GeneMark ES/ET has been used to annotate thousands of eukaryotic genomes sequenced since 1997
NCBI has developed a new approach to genome annotation that combines alignment-based methods with methods of predicting protein-coding and RNA genes and other functional elements directly from sequence. PGAP determines structural annotation by comparing open reading frames (ORFs) to libraries of protein hidden Markov models (HMMs), representative RefSeq proteins, and proteins from well characterized reference genomes. GeneMarkS-2+ then makes ab initio coding region predictions for genomic regions that lack HMM or protein evidence and selects start sites for ORFs whose evidence comes from HMMs.
Structural annotation
Proteins
ORFs are predicted by ORFfinder in all six frames of the genome and searched against a library of HMMs (TIGRFAM, Pfam; PRK HMMs, and NCBIfams, a collection for high-value protein families, including proteins involved in antimicrobial resistance). Short ORFs without HMM hits that overlap with ORFs with hits are dropped. The remaining translated ORFs are searched against BlastRules, proteins from lineage-specific reference genomes and protein cluster representatives, using BLAST followed by ProSplign (ProSplign aligns proteins even in the presence of frameshifts). HMM hits and protein alignments are mapped from ORFs to the genome. The final set of predicted proteins is made based on the resulting aligning evidence, and the ab initio gene-finding program GeneMark-S2+, in regions that lack protein alignment evidence.

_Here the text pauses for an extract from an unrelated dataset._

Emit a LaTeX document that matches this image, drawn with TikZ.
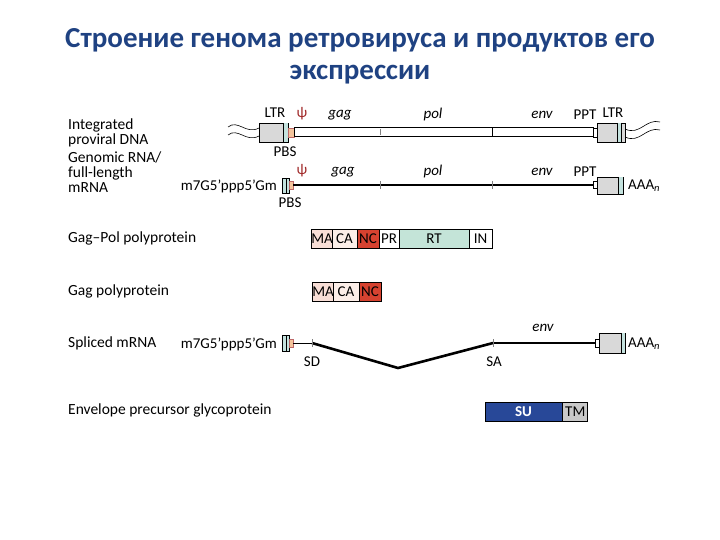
\documentclass[tikz,border=0pt]{standalone}
\usepackage{fontspec}
\setmainfont{Carlito}
\usetikzlibrary{positioning}
\definecolor{titleblue}{RGB}{31,66,130}
\definecolor{ltrgrey}{RGB}{217,217,217}
\definecolor{ltrteal}{RGB}{196,226,222}
\definecolor{pbs}{RGB}{244,196,156}
\definecolor{psi}{RGB}{160,40,40}
\definecolor{ma}{RGB}{248,222,214}
\definecolor{ca}{RGB}{252,238,232}
\definecolor{nc}{RGB}{214,66,48}
\definecolor{rt}{RGB}{196,228,216}
\definecolor{su}{RGB}{40,72,152}
\definecolor{tm}{RGB}{200,200,200}

\begin{document}
\begin{tikzpicture}[
  x=1pt, y=-1pt,
  every node/.style={font=\fontsize{15.5}{15}\selectfont},
  title/.style={font=\fontsize{29}{33}\selectfont\bfseries, text=titleblue},
  rowlab/.style={anchor=west, align=left, inner sep=0pt},
  gene/.style={font=\fontsize{15}{15}\selectfont\itshape},
  tag/.style={font=\fontsize{15}{15}\selectfont, inner sep=0pt},
  dom/.style={draw, inner sep=0pt, minimum height=19pt, line width=0.8pt,
              font=\fontsize{15}{15}\selectfont},
  ltr/.style={draw, fill=ltrgrey, line width=0.8pt},
  pbsbox/.style={draw=psi!70, fill=pbs, line width=0.6pt},
  tick/.style={line width=0.8pt}
]
\useasboundingbox (0,0) rectangle (720,540);

% title
\node[title] (title1) at (360,40) {Строение генома ретровируса и продуктов его};
\node[title] (title2) at (360,75) {экспрессии};

% row labels
\node[rowlab] (lDNA) at (68,132.5) {Integrated\\proviral DNA};
\node[rowlab] (lRNA) at (68,172) {Genomic RNA/\\full-length\\mRNA};
\node[rowlab] (lGP)  at (68,238) {Gag--Pol polyprotein};
\node[rowlab] (lGag) at (68,291) {Gag polyprotein};
\node[rowlab] (lSpl) at (68,343) {Spliced mRNA};
\node[rowlab] (lEnv) at (68,410) {Envelope precursor glycoprotein};

% integrated proviral DNA
\draw[line width=0.6pt] (228,127) .. controls (238,119) and (246,135) .. (259,128);
\draw[line width=0.6pt] (228,135) .. controls (238,127) and (246,143) .. (259,136);
\draw[line width=0.6pt] (625,129) .. controls (640,136) and (646,118) .. (660,122);
\draw[line width=0.6pt] (625,137) .. controls (640,144) and (646,126) .. (660,130);
\draw[ltr] (259,123) rectangle (288,142);
\fill[ltrteal] (283,123.4) rectangle (287.6,141.6);
\draw[line width=0.6pt] (283,123) -- (283,142);
\draw[pbsbox] (288,128) rectangle (294,137);
\draw[line width=1pt, fill=white] (294,127.5) rectangle (593,137);
\draw[gray, line width=0.8pt] (380,129) -- (380,135.5);
\draw[tick] (492,127.5) -- (492,137);
\draw[line width=0.8pt, fill=white] (593,128) rectangle (597,137);
\draw[ltr] (597,123) rectangle (625,142);
\fill[ltrteal] (617.4,123.4) rectangle (621,141.6);
\draw[line width=0.6pt] (617,123) -- (617,142) (621,123) -- (621,142);

\node[tag] (ltrL) at (275,113) {LTR};
\node[tag, text=psi] (psiA) at (302,114) {ψ};
\node[gene] (gagA) at (340,115) {gag};
\node[gene] (polA) at (433,115) {pol};
\node[gene] (envA) at (542,115) {env};
\node[tag] (pptA) at (585,115) {PPT};
\node[tag] (ltrR) at (613,113) {LTR};
\node[tag] (pbsA) at (285,152) {PBS};

% genomic RNA
\draw[ltr, fill=ltrteal] (282,178) rectangle (289,193);
\draw[line width=0.6pt] (286,178) -- (286,193);
\draw[pbsbox] (289,181) rectangle (293,189);
\draw[line width=2.6pt] (293,185) -- (593,185);
\draw[gray, line width=0.8pt] (380,181) -- (380,189);
\draw[gray, line width=0.8pt] (492,181) -- (492,189);
\draw[line width=0.8pt, fill=white] (593,181) rectangle (597,188);
\draw[ltr] (597,177) rectangle (623,194);
\fill[ltrteal] (618.4,177.4) rectangle (622.6,193.6);
\draw[line width=0.6pt] (618,177) -- (618,194);

\node[tag, anchor=east] (capA) at (277,186) {m7G5’ppp5’Gm};
\node[tag, text=psi] (psiB) at (302,171) {ψ};
\node[gene] (gagB) at (343,172) {gag};
\node[gene] (polB) at (433,172) {pol};
\node[gene] (envB) at (542,172) {env};
\node[tag] (pptB) at (585,172) {PPT};
\node[tag] (pbsB) at (290,203) {PBS};
\node[tag, anchor=west] (polyA) at (628,186) {AAA\textsubscript{\itshape n}};

% Gag-Pol polyprotein
\foreach \n/\a/\b/\c in {MA/312/332/ma, CA/332/357/ca, NC/357/379/nc,
                         PR/379/399/white, RT/399/469/rt, IN/469/492/white}
  \node[dom, fill=\c, minimum width={(\b-\a)*1pt}] (gp\n) at ({(\a+\b)/2},238.5) {\n};

% Gag polyprotein
\foreach \n/\a/\b/\c in {MA/313/333/ma, CA/333/359/ca, NC/359/381/nc}
  \node[dom, fill=\c, minimum width={(\b-\a)*1pt}] (g\n) at ({(\a+\b)/2},292) {\n};

% spliced mRNA
\coordinate (sd) at (312,343);
\coordinate (dip) at (398,368);
\coordinate (sa) at (493,343);
\draw[ltr, fill=ltrteal] (282,335) rectangle (289,351);
\draw[line width=0.6pt] (286,335) -- (286,351);
\draw[pbsbox] (289,339) rectangle (293,347);
\draw[line width=1pt] (293,343) -- (sd);
\draw[line width=2.6pt, line join=round] (sd) -- (dip) -- (sa);
\draw[line width=1.3pt] (sa) -- (595,343);
\draw[gray, line width=0.8pt] (312,339) -- (312,347) (493,339) -- (493,347);
\draw[line width=0.8pt, fill=white] (595,339) rectangle (599,347);
\draw[ltr] (599,333) rectangle (625,353);
\fill[ltrteal] (621.4,333.4) rectangle (624.6,352.6);
\draw[line width=0.6pt] (621,333) -- (621,353);

\node[tag, anchor=east] (capC) at (277,344) {m7G5’ppp5’Gm};
\node[tag] (sdL) at (312,362) {SD};
\node[tag] (saL) at (494,362) {SA};
\node[gene] (envC) at (543,328) {env};
\node[tag, anchor=west] (polyC) at (628,344) {AAA\textsubscript{\itshape n}};

% envelope precursor
\node[dom, fill=su, text=white, font=\fontsize{15}{15}\selectfont\bfseries,
      minimum width=77pt] (su) at (523.5,411.5) {SU};
\node[dom, fill=tm, minimum width=25pt, right=0pt of su] (tm) {TM};
\end{tikzpicture}
\end{document}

Note that the final annotation can contain programmed frameshifts/ribosomal slippage for some transposases and PrfB genes, etc. and provides a translated CDS feature for these genes. Selenoproteins are detected as well. Other frameshifts or internal stops are annotated as pseudo. PGAP also annotates partial genes when it cannot find start or stop for the evidence. Partial genes are translated when abutting sequence ends or gaps, or flagged as pseudo in the middle of the sequence.
Non-coding RNA
Structural RNAs/small ncRNAs
Structural RNAs (5S, 16S, and 23S rRNAs) are highly conserved in closely related prokaryotic species. For the 16S and 23S rRNAs the NCBI Reference Sequence Collection (RefSeq) contains a curated set of reference sequences. The pipeline uses a BLASTn search against the reference set to identify these rRNA. 5S rRNAs and small ncRNAs are identified using RFAM HMMs, these hits are further refined using Cmsearch. Partial alignments that fall below 50% of the average length are dropped.